According to Kuwait’s Alrai daily, the group’s new secretary general Haitham al-Ghais reaffirmed on Sunday that Russia’s inclusion in OPEC+ is critical to the agreement’s success.

Meanwhile, according to Baker Hughes data, US oil output continued to rise in July, with the rig count growing for the 23rd month in a row.

oil up

BP sells stake in oil fields off Australia

The oil and gas company Jadestone has agreed to buy BP’s full 16.67 percent working interest in the Cossack, Wanaea, Lambert, and Hermes oil fields in Australia’s North Carnarvon basin.

Woodside Energy(North West Shelf Oil Project) operates the fields. The project consists of 13 subsea wells fed by the Okha FPSO vessel.

The FPSO was erected at the fields in 2011 and has a processing capacity of 60,000 BPD and water management, gas processing, and reinjection facilities. The Cossack, Wanaea, and Hermes fields are in production, with total gross 2P reserves estimated to be 30.3 mmbbls.

The fields also generate associated gas, with the North West Shelf Oil Project partners having the right to use the gas required to fuel the Okha FPSO and the remaining used as feedstock in the North West Shelf LNG project.

The four fields are mid-life producing assets with significant original oil in place, estimated by Jadestone at roughly 890 mmbbls, and offer the potential for additional investment to boost recovery factors.

The deal is an asset purchase. BP owns a 16.67 percent working interest in the Cossack, Wanaea, Lambert, and Hermes fields, subsea infrastructure, an FPSO, and abandonment liabilities.

It is worth mentioning that the joint venture partners for the North West Shelf Oil project have relinquished their pre-emption rights and provided their in-principle permission for the acquisition, decreasing the transaction’s conditionality.

The acquisition will be completed subject to usual closing conditions, including regulatory approvals from the National Offshore Petroleum Titles Administrator and the Foreign Investment Review Board.

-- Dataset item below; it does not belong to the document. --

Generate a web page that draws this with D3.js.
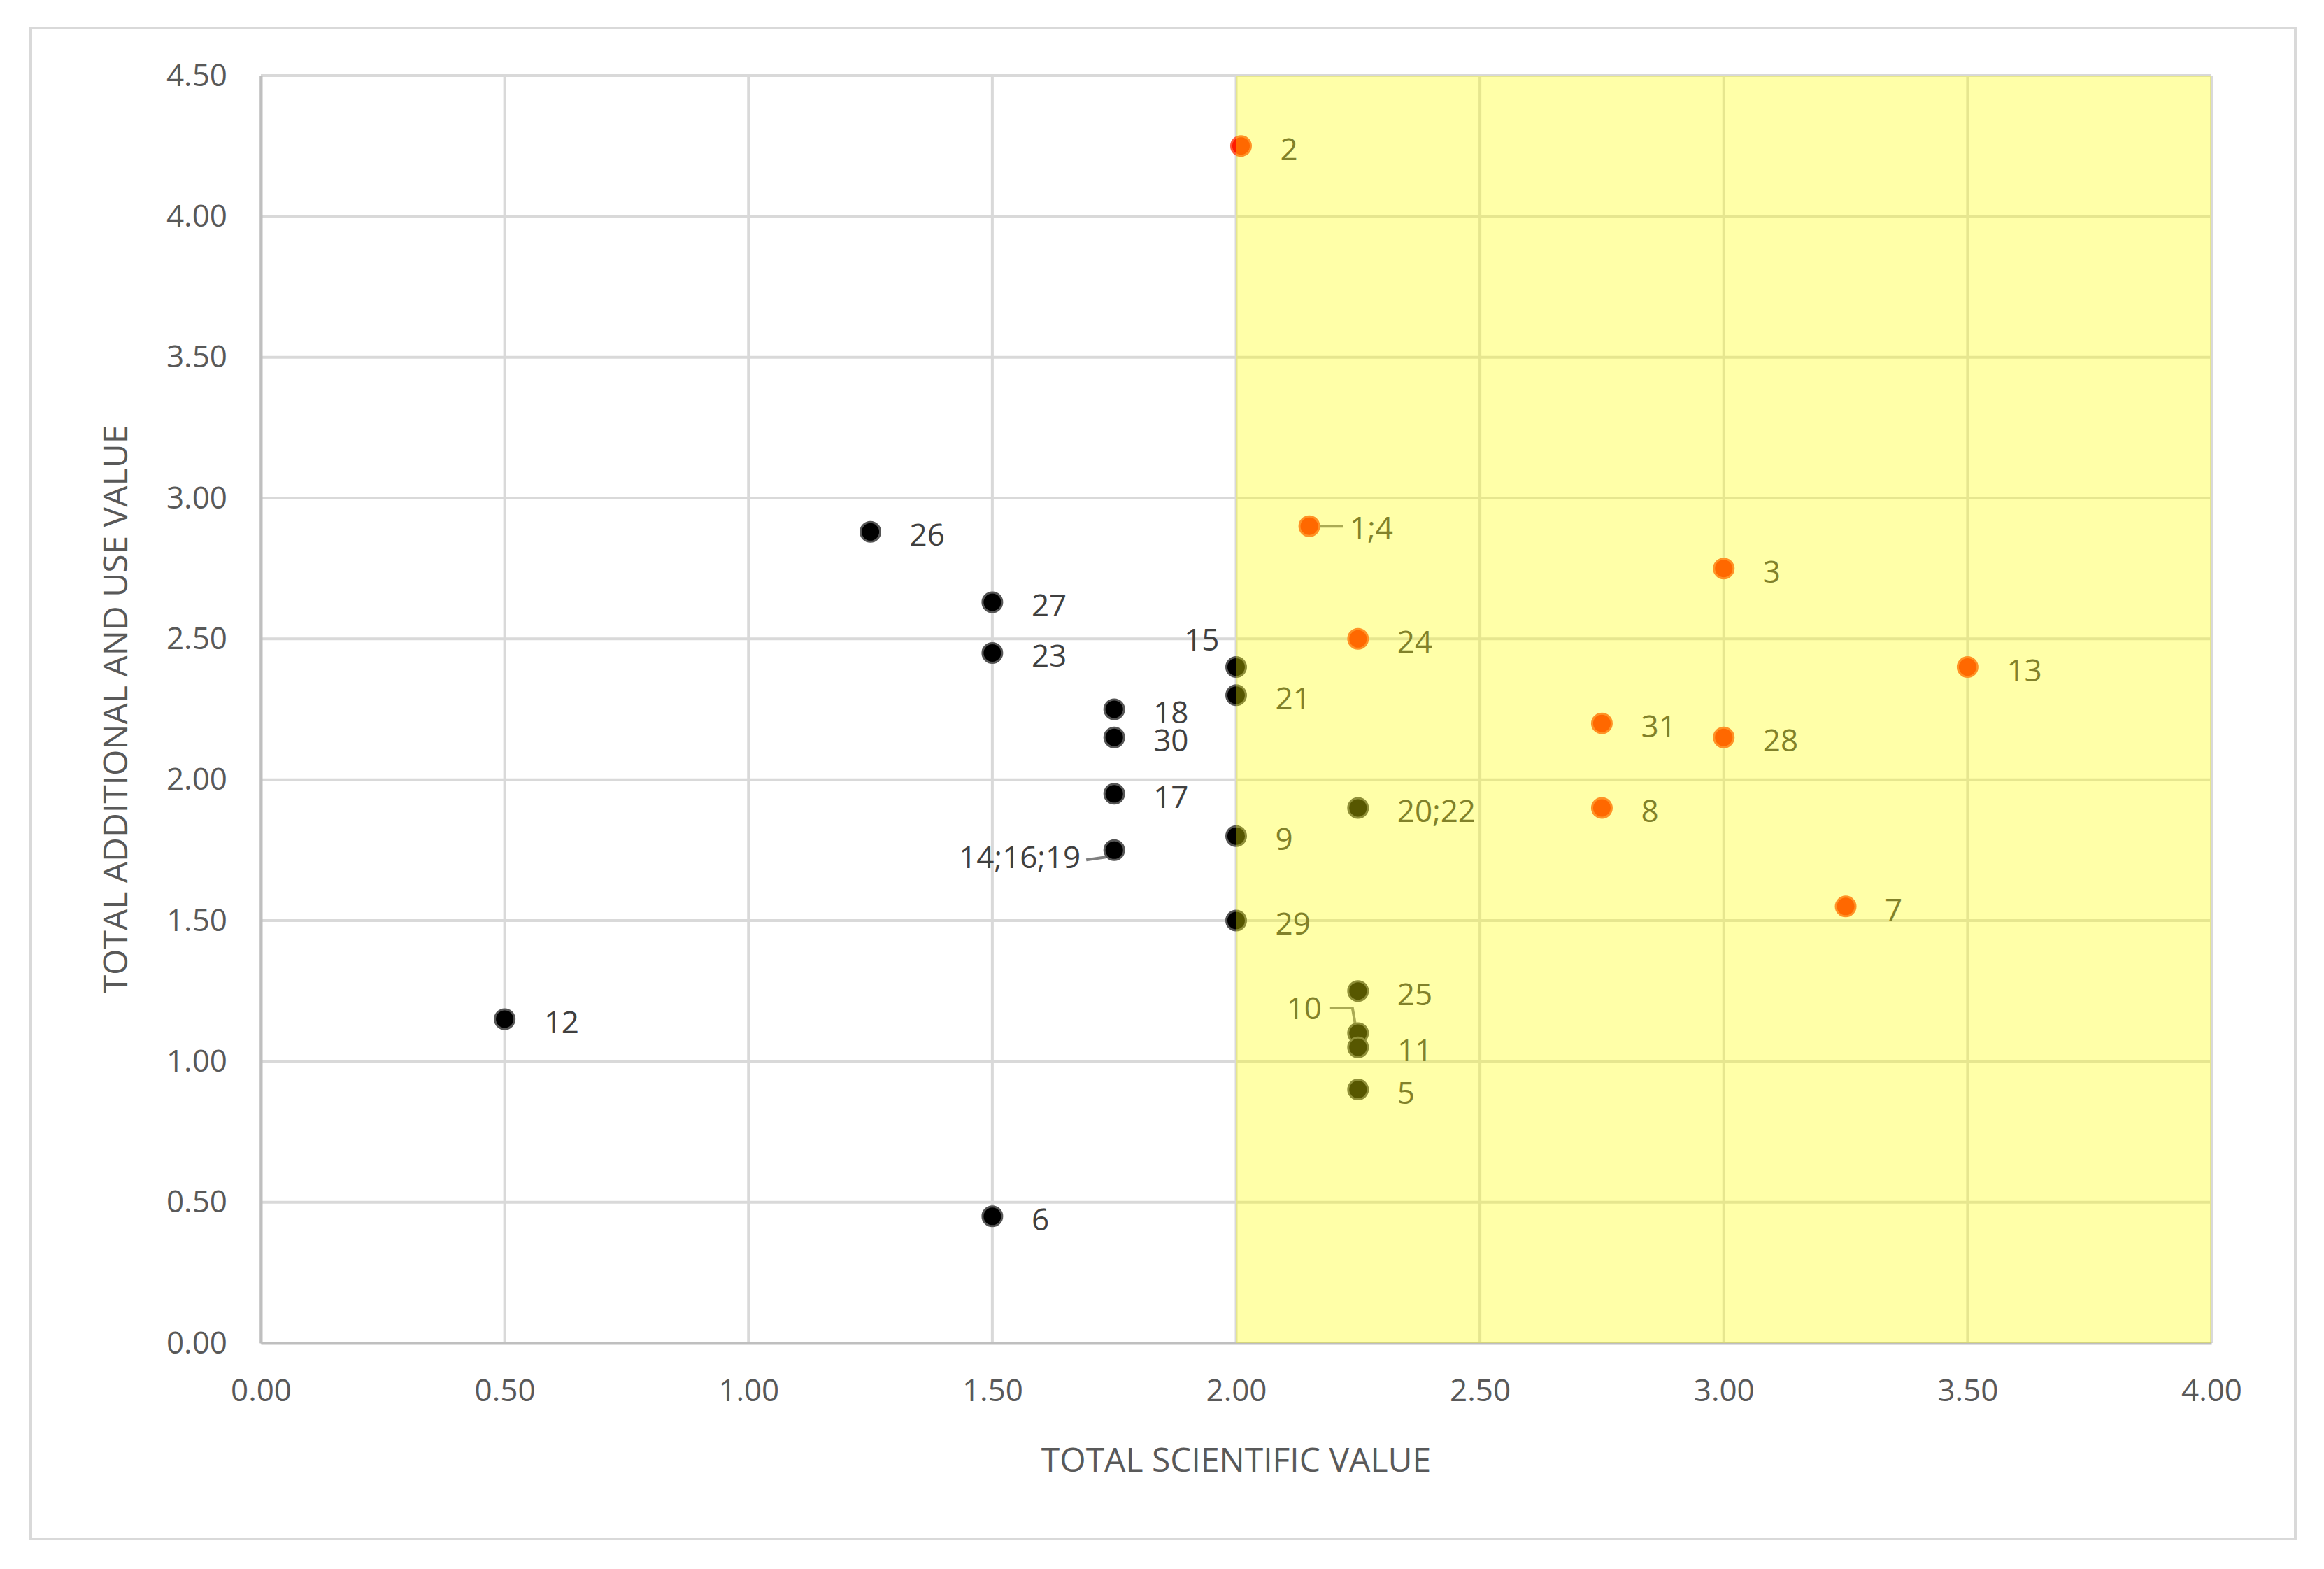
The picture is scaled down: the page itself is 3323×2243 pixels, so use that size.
<!DOCTYPE html>
<html>
<head>
<meta charset="utf-8">
<script src="https://cdn.jsdelivr.net/npm/d3@7"></script>
<style>
  body { margin: 0; background: #fff; }
  text { font-family: "Open Sans", "Liberation Sans", sans-serif; }
</style>
</head>
<body>
<div id="chart"></div>
<script>
const width = 3323;
const height = 2243;
const margin = { top: 108, right: 161, bottom: 323, left: 373 };

// data
const labels = ["2", "1;4", "3", "24", "13", "31", "28", "8", "7",
  "26", "27", "23", "15", "18", "21", "30", "17", "20;22", "9", "14;16;19",
  "29", "25", "10", "11", "5", "12", "6"];
const scientific = [2.01, 2.15, 3.0, 2.25, 3.5, 2.75, 3.0, 2.75, 3.25,
  1.25, 1.5, 1.5, 2.0, 1.75, 2.0, 1.75, 1.75, 2.25, 2.0, 1.75,
  2.0, 2.25, 2.25, 2.25, 2.25, 0.5, 1.5];
const additional = [4.25, 2.9, 2.75, 2.5, 2.4, 2.2, 2.15, 1.9, 1.55,
  2.88, 2.63, 2.45, 2.4, 2.25, 2.3, 2.15, 1.95, 1.9, 1.8, 1.75,
  1.5, 1.25, 1.1, 1.05, 0.9, 1.15, 0.45];
const groups = ["high", "high", "high", "high", "high", "high", "high", "high", "high",
  "low", "low", "low", "low", "low", "low", "low", "low", "low", "low", "low",
  "low", "low", "low", "low", "low", "low", "low"];
const xTicks = [0, 0.5, 1, 1.5, 2, 2.5, 3, 3.5, 4];
const yTicks = [0, 0.5, 1, 1.5, 2, 2.5, 3, 3.5, 4, 4.5];
const zoneStart = 2.0;

const points = labels.map((l, i) => ({ label: l, x: scientific[i], y: additional[i], g: groups[i] }));

const svg = d3.select("#chart").append("svg")
  .attr("width", width).attr("height", height);

svg.append("rect").attr("x", 44).attr("y", 40).attr("width", 3238).attr("height", 2160)
  .attr("fill", "#fff").attr("stroke", "#d9d9d9").attr("stroke-width", 4);

const x = d3.scaleLinear().domain([0, 4]).range([margin.left, width - margin.right]);
const y = d3.scaleLinear().domain([0, 4.5]).range([height - margin.bottom, margin.top]);

// grid
svg.append("g").selectAll("line").data(xTicks).join("line")
  .attr("x1", d => x(d)).attr("x2", d => x(d))
  .attr("y1", y(0)).attr("y2", y(4.5))
  .attr("stroke", "#d9d9d9").attr("stroke-width", 4);
svg.append("g").selectAll("line").data(yTicks).join("line")
  .attr("x1", x(0)).attr("x2", x(4))
  .attr("y1", d => y(d)).attr("y2", d => y(d))
  .attr("stroke", "#d9d9d9").attr("stroke-width", 4);

// axes
const xAxis = svg.append("g").attr("transform", `translate(0,${y(0)})`)
  .call(d3.axisBottom(x).tickValues(xTicks).tickFormat(d3.format(".2f")).tickSize(0).tickPadding(52));
const yAxis = svg.append("g").attr("transform", `translate(${x(0)},0)`)
  .call(d3.axisLeft(y).tickValues(yTicks).tickFormat(d3.format(".2f")).tickSize(0).tickPadding(48));
[xAxis, yAxis].forEach(a => {
  a.select(".domain").attr("stroke", "#bfbfbf").attr("stroke-width", 4);
  a.selectAll("text").attr("font-size", 44).attr("fill", "#595959");
});

svg.append("text").attr("x", (x(0) + x(4)) / 2).attr("y", 2104)
  .attr("text-anchor", "middle").attr("font-size", 48).attr("fill", "#595959")
  .text("TOTAL SCIENTIFIC VALUE");
svg.append("text").attr("transform", `translate(182,${(y(0) + y(4.5)) / 2}) rotate(-90)`)
  .attr("text-anchor", "middle").attr("font-size", 48).attr("fill", "#595959")
  .text("TOTAL ADDITIONAL AND USE VALUE");

// label placement tweaks (pixel offsets from point)
const offsets = {
  "15": { dx: -24, dy: -40, anchor: "end" },
  "14;16;19": { dx: -48, dy: 10, anchor: "end" },
  "10": { dx: -52, dy: -36, anchor: "end" },
  "1;4": { dx: 58, dy: 2, anchor: "start" }
};

// leader lines
const leaders = [
  { label: "1;4", path: (px, py) => `M${px + 14},${py}L${px + 48},${py}` },
  { label: "14;16;19", path: (px, py) => `M${px - 40},${py + 14}L${px - 12},${py + 10}` },
  { label: "10", path: (px, py) => `M${px - 40},${py - 36}L${px - 8},${py - 36}L${px},${py + 10}` }
];
leaders.forEach(l => {
  const p = points.find(d => d.label === l.label);
  svg.append("path").attr("d", l.path(x(p.x), y(p.y)))
    .attr("fill", "none").attr("stroke", "#7f7f7f").attr("stroke-width", 4);
});

// points
svg.append("g").selectAll("circle").data(points).join("circle")
  .attr("cx", d => x(d.x)).attr("cy", d => y(d.y)).attr("r", 14)
  .attr("fill", d => d.g === "high" ? "#ff1a00" : "#000")
  .attr("stroke", d => d.g === "high" ? "#ff5a3a" : "#555")
  .attr("stroke-width", 3);

// labels
svg.append("g").selectAll("text").data(points).join("text")
  .attr("x", d => x(d.x) + (offsets[d.label] ? offsets[d.label].dx : 56))
  .attr("y", d => y(d.y) + (offsets[d.label] ? offsets[d.label].dy : 4) + 16)
  .attr("text-anchor", d => offsets[d.label] ? offsets[d.label].anchor : "start")
  .attr("font-size", 44).attr("fill", "#404040")
  .text(d => d.label);

// yellow zone overlay
svg.append("rect")
  .attr("x", x(zoneStart)).attr("y", y(4.5))
  .attr("width", x(4) - x(zoneStart)).attr("height", y(0) - y(4.5))
  .attr("fill", "#ffff00").attr("fill-opacity", 0.34);
</script>
</body>
</html>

Jadestone expects the purchase to close in the fourth quarter of 2022.

Oil industries around the world

ECB puts oil hit to potential GDP at less than 1% over four years

On Monday, the European Central Bank stated that a permanent rise in oil prices would cut the eurozone’s potential output by less than 1% over four years, with little damage that may be mitigated further by the green transition.

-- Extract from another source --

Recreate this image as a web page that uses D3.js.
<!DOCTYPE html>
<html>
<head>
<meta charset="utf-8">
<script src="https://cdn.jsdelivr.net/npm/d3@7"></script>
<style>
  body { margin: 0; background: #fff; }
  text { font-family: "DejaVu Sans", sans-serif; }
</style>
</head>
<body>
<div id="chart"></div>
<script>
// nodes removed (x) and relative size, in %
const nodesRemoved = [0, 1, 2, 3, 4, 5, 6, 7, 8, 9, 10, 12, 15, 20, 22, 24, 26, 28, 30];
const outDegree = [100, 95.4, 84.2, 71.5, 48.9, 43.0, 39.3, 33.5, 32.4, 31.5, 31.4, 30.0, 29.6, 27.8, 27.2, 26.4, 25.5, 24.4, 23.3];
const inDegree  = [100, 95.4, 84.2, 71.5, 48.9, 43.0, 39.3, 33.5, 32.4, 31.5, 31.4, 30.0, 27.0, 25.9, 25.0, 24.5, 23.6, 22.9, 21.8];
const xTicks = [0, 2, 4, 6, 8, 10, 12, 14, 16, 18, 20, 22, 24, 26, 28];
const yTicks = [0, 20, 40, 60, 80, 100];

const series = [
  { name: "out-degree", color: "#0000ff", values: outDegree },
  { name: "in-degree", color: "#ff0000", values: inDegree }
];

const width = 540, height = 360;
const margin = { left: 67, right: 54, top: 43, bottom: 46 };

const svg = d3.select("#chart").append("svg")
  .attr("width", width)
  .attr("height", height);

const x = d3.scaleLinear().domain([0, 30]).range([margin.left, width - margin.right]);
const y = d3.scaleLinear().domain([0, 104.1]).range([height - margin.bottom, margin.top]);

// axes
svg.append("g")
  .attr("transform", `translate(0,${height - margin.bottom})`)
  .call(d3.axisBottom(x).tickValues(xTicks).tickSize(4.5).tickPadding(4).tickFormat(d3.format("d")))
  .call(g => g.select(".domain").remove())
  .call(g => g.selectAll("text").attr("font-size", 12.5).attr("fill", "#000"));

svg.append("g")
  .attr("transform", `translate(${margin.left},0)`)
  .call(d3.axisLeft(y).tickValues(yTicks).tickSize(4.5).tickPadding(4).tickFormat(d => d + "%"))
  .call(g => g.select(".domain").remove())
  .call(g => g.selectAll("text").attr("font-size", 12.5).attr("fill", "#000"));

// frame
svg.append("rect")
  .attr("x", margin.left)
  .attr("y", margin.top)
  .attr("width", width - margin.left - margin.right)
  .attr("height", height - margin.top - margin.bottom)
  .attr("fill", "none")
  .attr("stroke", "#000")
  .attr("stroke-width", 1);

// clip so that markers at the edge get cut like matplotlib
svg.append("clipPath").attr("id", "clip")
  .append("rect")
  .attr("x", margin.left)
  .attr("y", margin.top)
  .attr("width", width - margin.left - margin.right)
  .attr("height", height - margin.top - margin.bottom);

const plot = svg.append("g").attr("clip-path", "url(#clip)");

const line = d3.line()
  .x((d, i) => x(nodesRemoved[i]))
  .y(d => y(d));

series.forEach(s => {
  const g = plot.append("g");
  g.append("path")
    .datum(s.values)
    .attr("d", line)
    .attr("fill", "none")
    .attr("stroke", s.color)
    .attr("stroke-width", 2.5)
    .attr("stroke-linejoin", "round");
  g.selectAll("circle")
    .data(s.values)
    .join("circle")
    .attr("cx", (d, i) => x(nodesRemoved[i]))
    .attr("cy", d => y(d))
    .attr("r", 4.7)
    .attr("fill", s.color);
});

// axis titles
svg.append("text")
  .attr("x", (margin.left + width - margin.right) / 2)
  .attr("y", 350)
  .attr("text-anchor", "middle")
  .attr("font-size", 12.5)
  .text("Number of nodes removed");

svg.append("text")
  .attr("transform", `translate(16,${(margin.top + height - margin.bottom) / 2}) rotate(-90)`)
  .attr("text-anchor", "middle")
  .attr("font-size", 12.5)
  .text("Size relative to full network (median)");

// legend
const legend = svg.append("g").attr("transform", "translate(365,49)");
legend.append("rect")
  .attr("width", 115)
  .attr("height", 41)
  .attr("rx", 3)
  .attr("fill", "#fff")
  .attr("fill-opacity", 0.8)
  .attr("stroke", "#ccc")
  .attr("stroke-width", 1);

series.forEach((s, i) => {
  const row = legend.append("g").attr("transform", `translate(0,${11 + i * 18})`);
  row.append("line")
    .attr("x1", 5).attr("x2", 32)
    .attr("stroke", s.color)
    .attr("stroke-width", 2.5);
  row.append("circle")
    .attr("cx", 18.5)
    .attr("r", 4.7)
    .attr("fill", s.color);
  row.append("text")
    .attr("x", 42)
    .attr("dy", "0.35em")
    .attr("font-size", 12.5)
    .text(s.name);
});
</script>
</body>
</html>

Chronically higher oil costs diminish productivity and the economy’s ability to grow, creating the conditions for increased inflation.

However, empirical research on the oil shock of the 1970s demonstrates that economies can adapt over time, for example, by lowering their reliance on fossil fuels.

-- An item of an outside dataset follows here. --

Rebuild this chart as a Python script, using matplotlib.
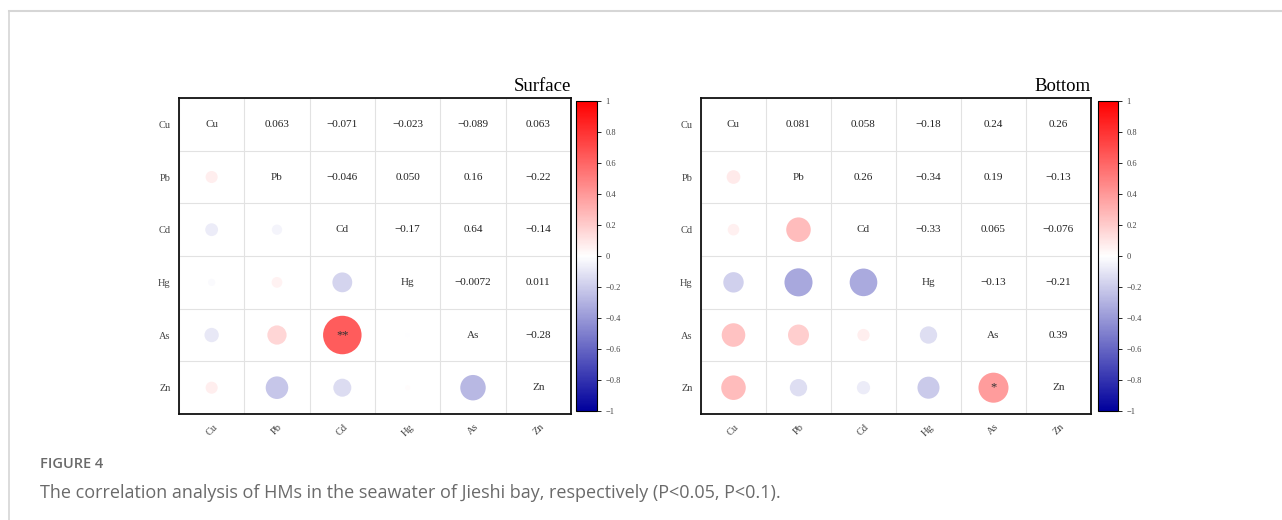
import matplotlib
matplotlib.use("Agg")
import matplotlib.pyplot as plt
import numpy as np
from matplotlib.colors import LinearSegmentedColormap
from matplotlib.lines import Line2D

# 元素名
elements = ['Cu', 'Pb', 'Cd', 'Hg', 'As', 'Zn']

# 上三角相关系数 (按行)
surface_upper = [
    [0.063, -0.071, -0.023, -0.089, 0.063],
    [-0.046, 0.050, 0.16, -0.22],
    [-0.17, 0.64, -0.14],
    [-0.0072, 0.011],
    [-0.28],
]
bottom_upper = [
    [0.081, 0.058, -0.18, 0.24, 0.26],
    [0.26, -0.34, 0.19, -0.13],
    [-0.33, 0.065, -0.076],
    [-0.13, -0.21],
    [0.39],
]
# 显著性标记 (行, 列, 标记)
surface_stars = [('As', 'Cd', '**')]
bottom_stars = [('Zn', 'As', '*')]

cbar_ticks = [-1, -0.8, -0.6, -0.4, -0.2, 0, 0.2, 0.4, 0.6, 0.8, 1]

cmap = LinearSegmentedColormap.from_list('rw', ['#00009c', '#ffffff', '#ff0000'])
serif = ['Liberation Serif', 'DejaVu Serif']


def full_matrix(upper):
    n = len(elements)
    m = np.ones((n, n))
    for i, row in enumerate(upper):
        for k, v in enumerate(row):
            j = i + 1 + k
            m[i, j] = v
            m[j, i] = v
    return m


def fmt(v):
    return f"{v:#.2g}".replace('-', '\u2212')


def corr_panel(ax, cax, upper, stars, title):
    m = full_matrix(upper)
    n = len(elements)
    ii, jj = np.tril_indices(n, -1)
    vals = m[ii, jj]
    sc = ax.scatter(jj, ii, s=1200 * np.abs(vals), c=vals, cmap=cmap,
                    vmin=-1, vmax=1, linewidths=0, zorder=3)
    for i in range(n):
        for j in range(n):
            if i == j:
                ax.text(j, i, elements[i], ha='center', va='center',
                        fontsize=8, family=serif, color='#333333')
            elif j > i:
                ax.text(j, i, fmt(m[i, j]), ha='center', va='center',
                        fontsize=8, family=serif, color='#222222')
    for r, c, s in stars:
        ax.text(elements.index(c), elements.index(r), s, ha='center', va='center',
                fontsize=9, family=serif, color='#333333', zorder=4)

    ax.set_xlim(-0.5, n - 0.5)
    ax.set_ylim(n - 0.5, -0.5)
    ax.set_xticks(range(n))
    ax.set_yticks(range(n))
    ax.set_xticklabels(elements, rotation=45, ha='center', family=serif, fontsize=7.5, color='#444444')
    ax.set_yticklabels(elements, family=serif, fontsize=7.5, color='#444444')
    ax.tick_params(length=0, pad=6)
    ax.set_xticks(np.arange(-0.5, n, 1), minor=True)
    ax.set_yticks(np.arange(-0.5, n, 1), minor=True)
    ax.tick_params(which='minor', length=0)
    ax.grid(which='minor', color='#e2e2e2', linewidth=0.8)
    ax.grid(which='major', visible=False)
    for sp in ax.spines.values():
        sp.set_linewidth(1.3)
        sp.set_color('#111111')
    ax.set_title(title, loc='right', family=serif, fontsize=13.5, pad=5)

    cb = plt.colorbar(sc, cax=cax, ticks=cbar_ticks)
    cb.ax.set_yticklabels([f"{t:g}".replace('-', '\u2212') for t in cbar_ticks],
                          family=serif, fontsize=6, color='#444444')
    cb.ax.tick_params(length=3, width=0.6, pad=3)
    cb.outline.set_linewidth(0.8)


fig = plt.figure(figsize=(12.82, 5.20), dpi=100)

ax1 = fig.add_axes([0.1396, 0.2038, 0.3058, 0.6077])
cax1 = fig.add_axes([0.4493, 0.2096, 0.0164, 0.5962])
ax2 = fig.add_axes([0.5468, 0.2038, 0.3042, 0.6077])
cax2 = fig.add_axes([0.8565, 0.2096, 0.0156, 0.5962])

corr_panel(ax1, cax1, surface_upper, surface_stars, 'Surface')
corr_panel(ax2, cax2, bottom_upper, bottom_stars, 'Bottom')

# 外框线
fig.add_artist(Line2D([9 / 1282, 1], [1 - 11 / 520, 1 - 11 / 520], color='#d6d6d6', lw=1.5))
fig.add_artist(Line2D([9 / 1282, 9 / 1282], [0, 1 - 11 / 520], color='#d6d6d6', lw=1.2))

# 图注
fig.text(40 / 1282, 1 - 468 / 520, 'FIGURE 4', family=['Open Sans', 'DejaVu Sans'],
         fontsize=10.5, fontweight='semibold', color='#6a6a6a', va='baseline')
fig.text(40 / 1282, 1 - 498 / 520,
         'The correlation analysis of HMs in the seawater of Jieshi bay, respectively (P<0.05, P<0.1).',
         family=['Open Sans', 'DejaVu Sans'], fontsize=13, color='#6a6a6a', va='baseline')

plt.savefig('out.png', dpi=100)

Using its forecasting model, the ECB discovered that a 1% increase in oil prices would diminish the eurozone’s medium-term growth potential by about -0.02 percent.

Assuming a 40% increase in oil prices over the next four years versus 2017-20, the ECB calculated that potential output in the eurozone would drop by only 0.8% during that time.

It is a minor shock, which we should look at from the perspective of the cumulative gain in potential output, which the European Commission estimates will be roughly 5.2 percent over the next four years.